The Post notes the division among the members of the Fed's Open Market Committee over the best course to reduce unemployment and maintain price stability. It then tells readers,
"The Fed will always have its critics, internal as well as external, and that is as it should be in a democracy. It would be more honest, though, if purveyors of economic solutions — whether in Washington, on Wall Street or in the media — displayed a little more humility and a little less certitude."
It is worth noting that these lines were written by people who are employed at relatively well-paying jobs. People who are not employed or working at low-paying jobs with little security and few benefits might feel more need for action.

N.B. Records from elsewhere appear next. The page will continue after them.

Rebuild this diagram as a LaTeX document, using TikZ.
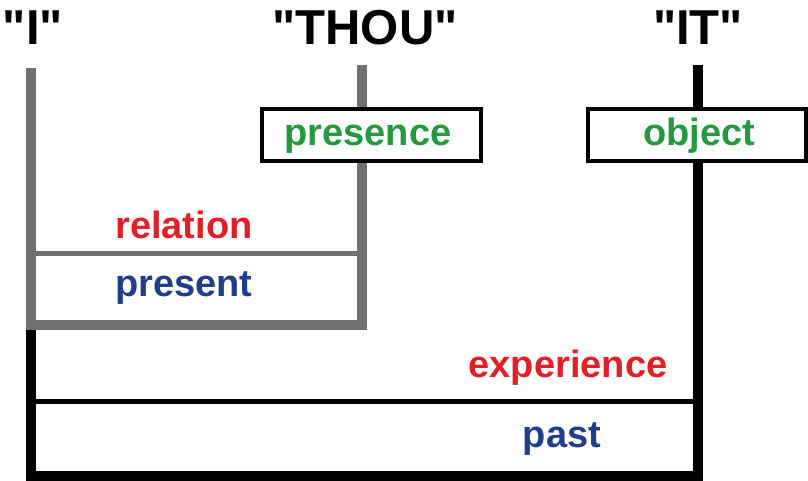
\documentclass[tikz,border=0pt]{standalone}
\usepackage{fontspec}
\setmainfont{Liberation Sans}
\definecolor{wordred}{RGB}{226,30,38}
\definecolor{wordblue}{RGB}{32,62,140}
\definecolor{wordgreen}{RGB}{38,152,62}
\definecolor{bargray}{RGB}{112,112,112}
\newcommand{\dq}{\textquotedbl}
\begin{document}
\begin{tikzpicture}[x=1pt, y=-1pt,
    title/.style={anchor=base, font=\fontsize{49}{49}\selectfont\bfseries},
    word/.style={anchor=base, font=\fontsize{38}{38}\selectfont\bfseries},
    tagbox/.style={rectangle, draw, line width=4pt, fill=white, minimum height=52pt, inner sep=0pt},
    blackbar/.style={line width=10pt, draw=black, line join=miter},
    graybar/.style={line width=10pt, draw=bargray, line join=miter}
]
\useasboundingbox (0,0) rectangle (808,481);

% Corner points
\coordinate (itop) at (31,68);
\coordinate (icorner) at (31,325);
\coordinate (ibottom) at (31,476);
\coordinate (ttop) at (362,65);
\coordinate (tcorner) at (362,325);
\coordinate (ttie) at (362,253);
\coordinate (itie) at (31,253);
\coordinate (ottop) at (698,65);
\coordinate (otbottom) at (698,476);
\coordinate (ottie) at (698,401);
\coordinate (ptie) at (31,401);

% Bars
\draw[blackbar] (icorner) -- (ibottom) -- (otbottom) -- (ottop);
\draw[line width=5pt] (ptie) -- (ottie);
\draw[graybar] (itop) -- (icorner) -- (tcorner) -- (ttop);
\draw[line width=5pt, draw=bargray] (itie) -- (ttie);

% Titles
\node[title] (i) at (33,45) {\dq I\dq};
\node[title] (thou) at (365,45) {\dq THOU\dq};
\node[title] (it) at (698,45) {\dq IT\dq};

% Boxes
\node[tagbox, minimum width=219pt] (presencebox) at (371.5,135) {};
\node[tagbox, minimum width=218pt] (objectbox) at (697,135) {};
\node[word, text=wordgreen] (presence) at (368,146) {presence};
\node[word, text=wordgreen] (object) at (699,146) {object};

% Words
\node[word, text=wordred] (relation) at (184,238) {relation};
\node[word, text=wordblue] (present) at (184,296) {present};
\node[word, text=wordred] (experience) at (568,377) {experience};
\node[word, text=wordblue] (past) at (562,447) {past};

\end{tikzpicture}
\end{document}
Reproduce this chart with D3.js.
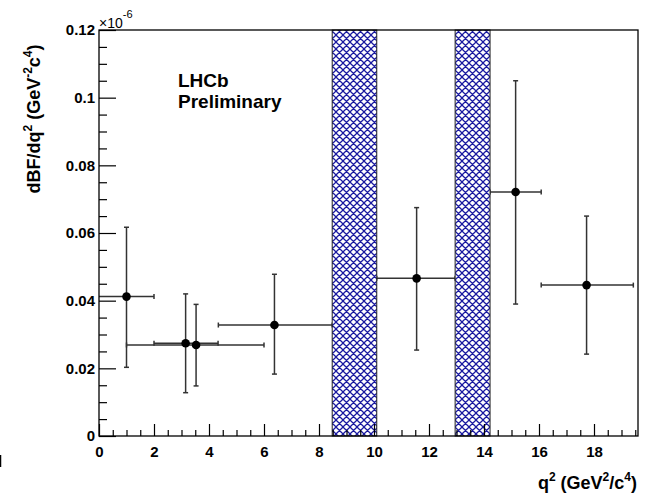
<!DOCTYPE html>
<html><head><meta charset="utf-8">
<script src="https://cdn.jsdelivr.net/npm/d3@7"></script>
<style>body{margin:0;background:#fff} svg{display:block} text{font-family:"Liberation Sans",Arial,Helvetica,sans-serif}</style>
</head><body><svg id="c" width="651" height="495"></svg>
<script>
// ---- data ----
const q2     = [1.0, 3.15, 3.53, 6.38, 11.55, 15.15, 17.73];
const q2Lo   = [0.0, 2.0, 1.0, 4.34, 10.1, 14.22, 16.08];
const q2Hi   = [2.0, 4.33, 6.0, 8.48, 12.95, 16.08, 19.43];
const dBF    = [0.0412, 0.0274, 0.0269, 0.0328, 0.0466, 0.0721, 0.0446];
const dBFLo  = [0.0203, 0.0128, 0.0148, 0.0183, 0.0254, 0.0390, 0.0242];
const dBFHi  = [0.0617, 0.0420, 0.0389, 0.0478, 0.0675, 0.1050, 0.0650];
const vetoLo = [8.48, 12.95];
const vetoHi = [10.1, 14.22];
const xTicks = [0, 2, 4, 6, 8, 10, 12, 14, 16, 18];
const yTicks = [0, 0.02, 0.04, 0.06, 0.08, 0.1, 0.12];

const svg = d3.select("#c");
const x = d3.scaleLinear().domain([0, 19.6]).range([99, 638]);
const y = d3.scaleLinear().domain([0, 0.12]).range([436, 30]);

// hatch pattern
const defs = svg.append("defs");
const pat = defs.append("pattern").attr("id", "hatch").attr("patternUnits", "userSpaceOnUse")
  .attr("width", 7).attr("height", 7);
pat.append("rect").attr("width", 7).attr("height", 7).attr("fill", "#fff");
pat.append("path").attr("d", "M-1,1 l2,-2 M0,7 l7,-7 M6,8 l2,-2 M-1,6 l2,2 M0,0 l7,7 M6,-1 l2,2")
  .attr("stroke", "#1a1aa0").attr("stroke-width", 1.25).attr("fill", "none");

const data = q2.map((v, i) => ({x: v, xl: q2Lo[i], xh: q2Hi[i], y: dBF[i], yl: dBFLo[i], yh: dBFHi[i]}));

// error bars
const eg = svg.append("g").attr("stroke", "#333").attr("stroke-width", 1.5).attr("fill", "none");
data.forEach(d => {
  eg.append("line").attr("x1", x(d.xl)).attr("x2", x(d.xh)).attr("y1", y(d.y)).attr("y2", y(d.y));
  eg.append("line").attr("x1", x(d.x)).attr("x2", x(d.x)).attr("y1", y(d.yl)).attr("y2", y(d.yh));
  eg.append("line").attr("x1", x(d.x) - 2.5).attr("x2", x(d.x) + 2.5).attr("y1", y(d.yl)).attr("y2", y(d.yl));
  eg.append("line").attr("x1", x(d.x) - 2.5).attr("x2", x(d.x) + 2.5).attr("y1", y(d.yh)).attr("y2", y(d.yh));
  if (d.xl > 0) eg.append("line").attr("x1", x(d.xl)).attr("x2", x(d.xl)).attr("y1", y(d.y) - 2.5).attr("y2", y(d.y) + 2.5);
  eg.append("line").attr("x1", x(d.xh)).attr("x2", x(d.xh)).attr("y1", y(d.y) - 2.5).attr("y2", y(d.y) + 2.5);
});

// veto bands
svg.append("g").selectAll("rect").data(vetoLo).join("rect")
  .attr("x", (d, i) => x(d)).attr("width", (d, i) => x(vetoHi[i]) - x(d))
  .attr("y", y(0.12)).attr("height", y(0) - y(0.12))
  .attr("fill", "url(#hatch)").attr("stroke", "#222").attr("stroke-width", 1);

// points
svg.append("g").selectAll("circle").data(data).join("circle")
  .attr("cx", d => x(d.x)).attr("cy", d => y(d.y)).attr("r", 4.3).attr("fill", "#000");

// frame
svg.append("rect").attr("x", 99).attr("y", 30).attr("width", 638 - 99).attr("height", 436 - 30)
  .attr("fill", "none").attr("stroke", "#000").attr("stroke-width", 1.3);

// axes
const fmt = d => String(+d.toFixed(2));
svg.append("g").attr("transform", `translate(${x(0)},0)`)
  .call(d3.axisLeft(y).tickValues(yTicks).tickSize(-17).tickPadding(4).tickFormat(fmt));
svg.append("g").attr("transform", `translate(0,${y(0)})`)
  .call(d3.axisBottom(x).tickValues(xTicks).tickSize(-12).tickPadding(10).tickFormat(fmt));
const yMinor = d3.range(0, 0.1201, 0.005).filter(v => Math.abs(v / 0.02 - Math.round(v / 0.02)) > 1e-6);
const xMinor = d3.range(0, 19.6, 0.5).filter(v => v % 2 !== 0);
svg.append("g").attr("transform", `translate(${x(0)},0)`)
  .call(d3.axisLeft(y).tickValues(yMinor).tickSize(-8).tickFormat(""));
svg.append("g").attr("transform", `translate(0,${y(0)})`)
  .call(d3.axisBottom(x).tickValues(xMinor).tickSize(-6).tickFormat(""));
svg.selectAll(".domain").remove();
svg.selectAll(".tick line").attr("stroke", "#000").attr("stroke-width", 1.2);
svg.selectAll(".tick text").attr("font-size", 15).attr("font-weight", "bold")
  .attr("font-family", "'Liberation Sans',Arial,sans-serif").attr("fill", "#000");

// exponent label
const ex = svg.append("text").attr("x", 99).attr("y", 28).attr("font-size", 14).attr("fill", "#000");
ex.append("tspan").text("×10");
ex.append("tspan").attr("dy", -10).attr("font-size", 11).text("-6");

// axis titles
const yt = svg.append("text").attr("transform", "translate(40,119) rotate(-90)")
  .attr("text-anchor", "middle").attr("font-size", 18).attr("font-weight", "bold").attr("fill", "#000");
yt.append("tspan").text("dBF/dq");
yt.append("tspan").attr("dy", -8).attr("font-size", 12).text("2");
yt.append("tspan").attr("dy", 8).text(" (GeV");
yt.append("tspan").attr("dy", -8).attr("font-size", 12).text("-2");
yt.append("tspan").attr("dy", 8).text("c");
yt.append("tspan").attr("dy", -8).attr("font-size", 12).text("4");
yt.append("tspan").attr("dy", 8).text(")");

const xt = svg.append("text").attr("x", 637).attr("y", 489)
  .attr("text-anchor", "end").attr("font-size", 18).attr("font-weight", "bold").attr("fill", "#000");
xt.append("tspan").text("q");
xt.append("tspan").attr("dy", -8).attr("font-size", 12).text("2");
xt.append("tspan").attr("dy", 8).text(" (GeV");
xt.append("tspan").attr("dy", -8).attr("font-size", 12).text("2");
xt.append("tspan").attr("dy", 8).text("/c");
xt.append("tspan").attr("dy", -8).attr("font-size", 12).text("4");
xt.append("tspan").attr("dy", 8).text(")");

// LHCb label
svg.append("text").attr("x", 178).attr("y", 87).attr("font-size", 19).attr("font-weight", "bold").text("LHCb");
svg.append("text").attr("x", 178).attr("y", 108).attr("font-size", 19).attr("font-weight", "bold").text("Preliminary");

// sliver of a clipped glyph at the far left edge (drawn as a mark)
svg.append("line").attr("x1", 0.5).attr("x2", 0.5).attr("y1", 455).attr("y2", 467)
  .attr("stroke", "#000").attr("stroke-width", 1.5);
</script>
</body></html>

It is remarkable that the relatively well-paid Post editorial writers failed to notice the specifics of the division in views at the Fed. There are 5 Federal Reserve district bank presidents who are voting members of the open market committee. For practical purposes, these bank presidents are appointed by the banks within the district. These 5 bank presidents voted 3 to 2 against the statement committing the Fed to maintaining a near zero interest rate for the next two years.
By contrast, the 5 governors, all of whom are appointed by the President (3 appointed by President Obama, 1 appointed by President Bush and 1 [Chairman Bernanke] appointed by both) and approved by Congress voted unanimously in favor of this statement. This remarkable gap between the views of people appointed by democratically elected officials and the views of people selected by the financial industry should have jumped out at anyone reviewing the minutes and the vote.
The financial industry tends to be very concerned about inflation, since this erodes the value of its assets. They are less concerned about unemployment, since top executives in the industry can do very well even in a time of high unemployment. Profits for the financial industry hit a record as a share of corporate profits in 2010. On the other hand, Fed governors who are appointed through the political process are likely to be concerned about unemployment, since this jobs are the primary concern for most people.
This break suggests that it is not just confusion that caused the divisions within the Fed, it was fundamental differences in interests. The Post editorial writers should have been able to see this.